**Directions for this task:** Copy out the records in full, word for word, without pictures.

**Data excerpts:**

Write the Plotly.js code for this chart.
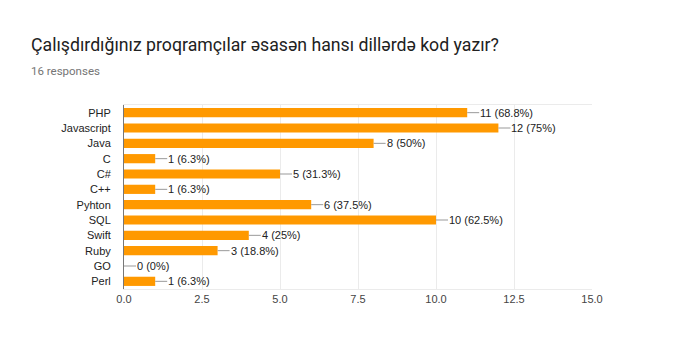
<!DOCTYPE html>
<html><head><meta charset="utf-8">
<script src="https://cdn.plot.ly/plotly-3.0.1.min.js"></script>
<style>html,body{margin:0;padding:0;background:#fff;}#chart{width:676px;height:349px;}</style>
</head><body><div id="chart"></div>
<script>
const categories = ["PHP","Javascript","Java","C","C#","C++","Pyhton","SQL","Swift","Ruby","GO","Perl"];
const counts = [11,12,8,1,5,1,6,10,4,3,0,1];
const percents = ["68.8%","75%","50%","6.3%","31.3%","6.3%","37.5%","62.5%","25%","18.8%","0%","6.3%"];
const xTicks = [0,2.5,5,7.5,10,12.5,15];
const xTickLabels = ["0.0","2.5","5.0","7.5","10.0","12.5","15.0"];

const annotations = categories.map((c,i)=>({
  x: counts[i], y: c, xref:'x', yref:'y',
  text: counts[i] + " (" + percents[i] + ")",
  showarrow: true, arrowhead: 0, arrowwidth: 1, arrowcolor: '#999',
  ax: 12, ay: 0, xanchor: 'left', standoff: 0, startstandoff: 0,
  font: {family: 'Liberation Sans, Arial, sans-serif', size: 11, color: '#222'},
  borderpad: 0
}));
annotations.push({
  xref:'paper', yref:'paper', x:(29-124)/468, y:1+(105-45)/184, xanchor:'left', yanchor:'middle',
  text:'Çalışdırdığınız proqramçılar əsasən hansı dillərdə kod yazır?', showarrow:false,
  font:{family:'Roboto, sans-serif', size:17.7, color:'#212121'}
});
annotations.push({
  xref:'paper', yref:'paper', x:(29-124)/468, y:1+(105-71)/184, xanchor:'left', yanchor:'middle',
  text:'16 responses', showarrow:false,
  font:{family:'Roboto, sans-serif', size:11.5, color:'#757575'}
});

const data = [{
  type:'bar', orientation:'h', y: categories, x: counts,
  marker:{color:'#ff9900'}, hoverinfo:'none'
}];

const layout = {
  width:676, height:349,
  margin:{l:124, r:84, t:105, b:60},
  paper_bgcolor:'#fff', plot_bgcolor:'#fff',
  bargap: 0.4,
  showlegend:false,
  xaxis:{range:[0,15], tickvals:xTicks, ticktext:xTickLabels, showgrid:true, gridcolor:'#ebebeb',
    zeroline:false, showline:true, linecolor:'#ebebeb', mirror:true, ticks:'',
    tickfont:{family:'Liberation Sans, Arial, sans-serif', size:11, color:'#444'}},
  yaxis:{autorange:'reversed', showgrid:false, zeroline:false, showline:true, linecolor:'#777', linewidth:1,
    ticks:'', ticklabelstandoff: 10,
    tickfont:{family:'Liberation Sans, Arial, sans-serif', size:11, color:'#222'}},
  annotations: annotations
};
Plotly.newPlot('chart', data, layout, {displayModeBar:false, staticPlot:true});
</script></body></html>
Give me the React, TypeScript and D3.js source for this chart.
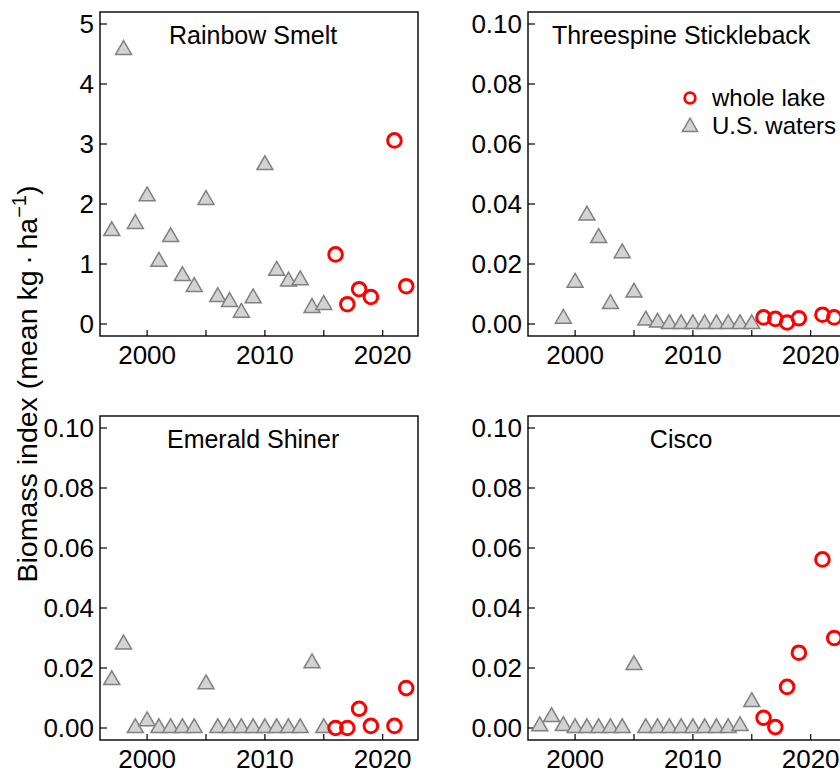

**Complete response:**
Write the Plotly.js code for this chart.
<!DOCTYPE html>
<html><head><meta charset="utf-8">
<script src="https://cdn.plot.ly/plotly-3.0.1.min.js"></script>
<style>html,body{margin:0;padding:0;background:#fff;}#chart{width:676px;height:349px;}</style>
</head><body><div id="chart"></div>
<script>
const categories = ["PHP","Javascript","Java","C","C#","C++","Pyhton","SQL","Swift","Ruby","GO","Perl"];
const counts = [11,12,8,1,5,1,6,10,4,3,0,1];
const percents = ["68.8%","75%","50%","6.3%","31.3%","6.3%","37.5%","62.5%","25%","18.8%","0%","6.3%"];
const xTicks = [0,2.5,5,7.5,10,12.5,15];
const xTickLabels = ["0.0","2.5","5.0","7.5","10.0","12.5","15.0"];

const annotations = categories.map((c,i)=>({
  x: counts[i], y: c, xref:'x', yref:'y',
  text: counts[i] + " (" + percents[i] + ")",
  showarrow: true, arrowhead: 0, arrowwidth: 1, arrowcolor: '#999',
  ax: 12, ay: 0, xanchor: 'left', standoff: 0, startstandoff: 0,
  font: {family: 'Liberation Sans, Arial, sans-serif', size: 11, color: '#222'},
  borderpad: 0
}));
annotations.push({
  xref:'paper', yref:'paper', x:(29-124)/468, y:1+(105-45)/184, xanchor:'left', yanchor:'middle',
  text:'Çalışdırdığınız proqramçılar əsasən hansı dillərdə kod yazır?', showarrow:false,
  font:{family:'Roboto, sans-serif', size:17.7, color:'#212121'}
});
annotations.push({
  xref:'paper', yref:'paper', x:(29-124)/468, y:1+(105-71)/184, xanchor:'left', yanchor:'middle',
  text:'16 responses', showarrow:false,
  font:{family:'Roboto, sans-serif', size:11.5, color:'#757575'}
});

const data = [{
  type:'bar', orientation:'h', y: categories, x: counts,
  marker:{color:'#ff9900'}, hoverinfo:'none'
}];

const layout = {
  width:676, height:349,
  margin:{l:124, r:84, t:105, b:60},
  paper_bgcolor:'#fff', plot_bgcolor:'#fff',
  bargap: 0.4,
  showlegend:false,
  xaxis:{range:[0,15], tickvals:xTicks, ticktext:xTickLabels, showgrid:true, gridcolor:'#ebebeb',
    zeroline:false, showline:true, linecolor:'#ebebeb', mirror:true, ticks:'',
    tickfont:{family:'Liberation Sans, Arial, sans-serif', size:11, color:'#444'}},
  yaxis:{autorange:'reversed', showgrid:false, zeroline:false, showline:true, linecolor:'#777', linewidth:1,
    ticks:'', ticklabelstandoff: 10,
    tickfont:{family:'Liberation Sans, Arial, sans-serif', size:11, color:'#222'}},
  annotations: annotations
};
Plotly.newPlot('chart', data, layout, {displayModeBar:false, staticPlot:true});
</script></body></html>
Give me the React, TypeScript and D3.js source for this chart.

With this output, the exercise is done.